On the opposite end of the cultural spectrum is “The Illusionist”, Sylvain Chomet’s Oscar-nominated animated adaptation of a script by the late French comic legend Jacques Tati. Poignant and richly drawn, the movie unfolds in 1959 Paris, and centers on the relationship between an aging magician, Tatischeff, who’s forced to cope with dwindling crowds and relevance, and a young cleaning girl named Alice whom he takes under his wing. “The Illusionist” is the sort of film that requires a special, forward-leaning, active attention, because much of its 80-minute running time unfolds dialogue-free, focusing instead on small comedic bits and melancholic character moments. The hand-drawn animation here doesn’t overpursue background detail, but instead opts for a pensive moodiness, including some nice bits with the interplay of light and shadow on passing vehicles and pedestrians. In fact, the visual palette is so exceedingly rich that Chomet leans a bit too heavily on it in the movie’s final act, opting sometimes for easy sentimentality instead of a deeper exploration of the characters. Still, it’s hard to find much fault with a tone poem this lovingly crafted, given the simple heartbreak it evokes with a late scene involving Tatischeff letting his rabbit go into the wild. “The Illusionist”‘s Blu-ray/DVD combo pack is absolutely superb in its audio and visual presentations, and includes the movie’s theatrical trailer, a four-minute making-of featurette and a collection of animation line tests and progession sequences which provide a nice overview of Chomet’s painstaking animation process. The only beef here is that this supplemental material, running around 15 minutes combined, doesn’t allow for a greater contextual mooring of the story, perhaps by way of some talking head exploration of Tati’s work, and/or Chomet’s connection to the source material, which came to him by way of Tati’s sole surviving daughter.
On the nonfiction front a couple interesting releases arrive this month. First up is “Smartest Machine on Earth”, an hour-long look at “Watson,” the IBM super-computer that recently took on Ken Jennings and Brad Rutter, two of “Jeopardy!”‘s most successful and celebrated contestants, on the popular, long-running trivia game show. Of course, some of its struggles and its particularly goofy fail — replying to an answer with a question that had already been given — will always amuse me, but the fact remains that Watson destroyed his human competitors. This fascinating NOVA title provides a behind-the-scenes look at the computer, with its “brain” the size of roughly 2,400 home computers, and a database of 10 million documents at its disposal. Apart from chapter stops and subtitles, there are unfortunately no supplemental features included here.
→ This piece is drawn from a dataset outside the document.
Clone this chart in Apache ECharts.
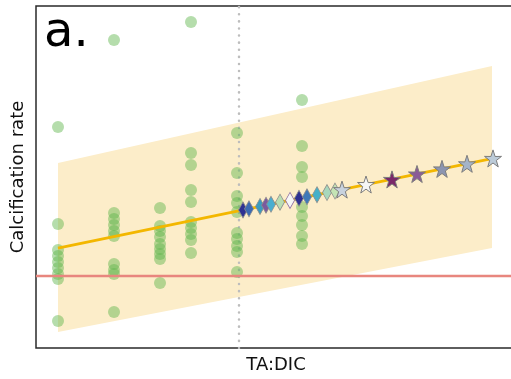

Even more fascinating, meanwhile, is Duane Baughman’s “Bhutto”, which premiered at the Sundance Film Festival last year and provides an ace overview of Pakistan through the lens of a phenomenal woman, slain former prime minister Benazir Bhutto. The first woman in history elected to lead a Muslim nation, Bhutto served two turbulent terms trying to erode the fundamentalist status quo, peppered with significant time in exile, before being assassinated in 2007 under suspicious conditions, following her return to her homeland. A highly pedigreed and political family visited repeatedly by terrible tragedy, the Bhuttos are informally (and not without good reason) known as “the Kennedys of Pakistan,” but director Baughman, a one-time friend and confidant of his subject, transcends hagiography and uses Bhutto and his access to many who knew her — including her husband, Asif Zardari, surviving children, and many engaging friends, authors, regional experts and ex-pats — to craft a film that is both inclusive of honest dissent (chiefly via Bhutto’s 28-year-old niece, Fatima) and also a superlative look at the country’s entire modern political history. Given the geo-political importance of Pakistan (already the world’s sixth biggest country) and how — with its nuclear capabilities, hostile attitude toward neighboring India, and rich history of military coups and radicalism — it figures to be an important international hot spot for some time, I can think of no better educational primer on the region that this title. Supplemental material comes by way of a small collection of trailers for other First Run titles, a text biography of Baughman, a photo gallery, a small text tidbit on the movie’s music, and a brief, scrollable Q&A with Baughman, in which the filmmaker talks about sinking his own money into the project and reveals the reaction to a screening by the son of Pakistan’s controversial former president, General Pervez Musharraf.